Unless you live in my world, digital marketing is usually a lot less exciting than having a beer in the pub. But however far-fetched the analogy may seem, these scenarios actually have a lot of parallels.
Expecting someone to land on the home page of your website and be so wowed by your offering that they immediately make a purchase, is simply not realistic.
Unless you’re incredibly good-looking, with an insanely witty punchline, and just happen to hit on the right girl, it’s not very likely that you’re going to get lucky that evening. Worse still, you’ve probably blown your chances with that particular stunner for good.
Now I’m no dating guru, but I would suggest that a more successful approach would be to buy her a drink and engage in some kind of conversation. Bingo! Your chances have probably just tripled. Do you see where I’m going with this?
So what’s this got to do with marketing?
The same principle applies with your potential customers. You need to establish a rapport first.
There’s lots of different ways you can do this, through social media engagement, networking, events, email marketing and many more.
But email marketing is the main focus here. This is data that you own. It’s not a rented list, or reliant on your Facebook account which could come crashing down on you for any number of reasons. If you’ve ever heard the phrase ‘the money is in the list’, this is what they’re referring to. One of the key objectives of your marketing should be to build a list of email addresses so that you can keep in touch with your potential customers. This enables you to develop a relationship with them, build trust and integrity in your brand, and advise them of product launches, offers, awards, new services etc. If you have already started having a conversation with people who are looking for your kind of product/service, you’re far more likely to secure purchases from them in the future.
Best still, email marketing is inexpensive and can run on auto pilot.
The lead magnet approach
In order to build a list, it’s common to have a newsletter sign up form on a website, but a far more effective method is to offer a ‘white paper’ which offers information of value to your visitor, in exchange for their email address.
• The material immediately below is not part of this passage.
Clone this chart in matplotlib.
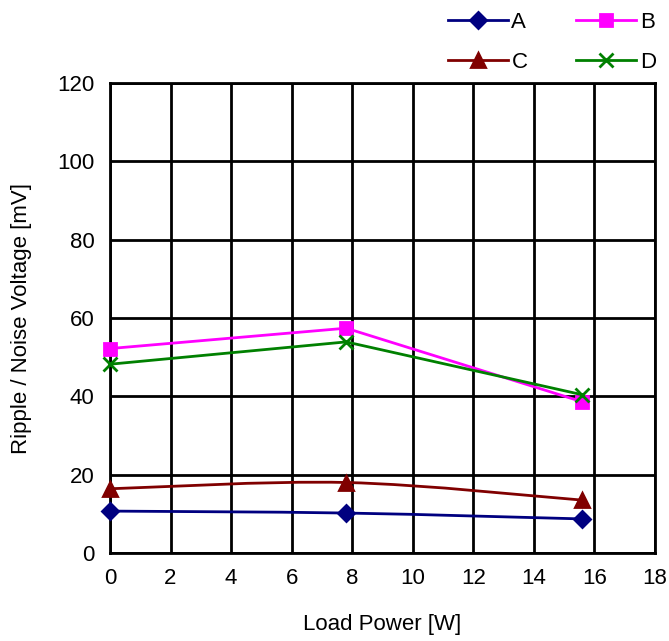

This is often referred to as a lead magnet.
The white paper is not a sales pitch for your service – it is simply informative, but it’s stuffed full of tips, advice and expertise which your target market is hungry for. Examples include something along the lines of ‘5 pitfalls of buying a house, and how to avoid them’, or ‘the 10 best gifts to win your mother-in-law over’, or anything which is likely to engage the interest of visitors to your site and offer them something of value.
Checklists and toolkits (lists of resources) typically make great white papers.
So next time you’re creating a piece of marketing material, revisit the pub analogy, where the bar is your market place, the girl is your potential customer, your chat up line is your headline and that good looking guy that you are, is your product. Best invest in a decent shirt, eh?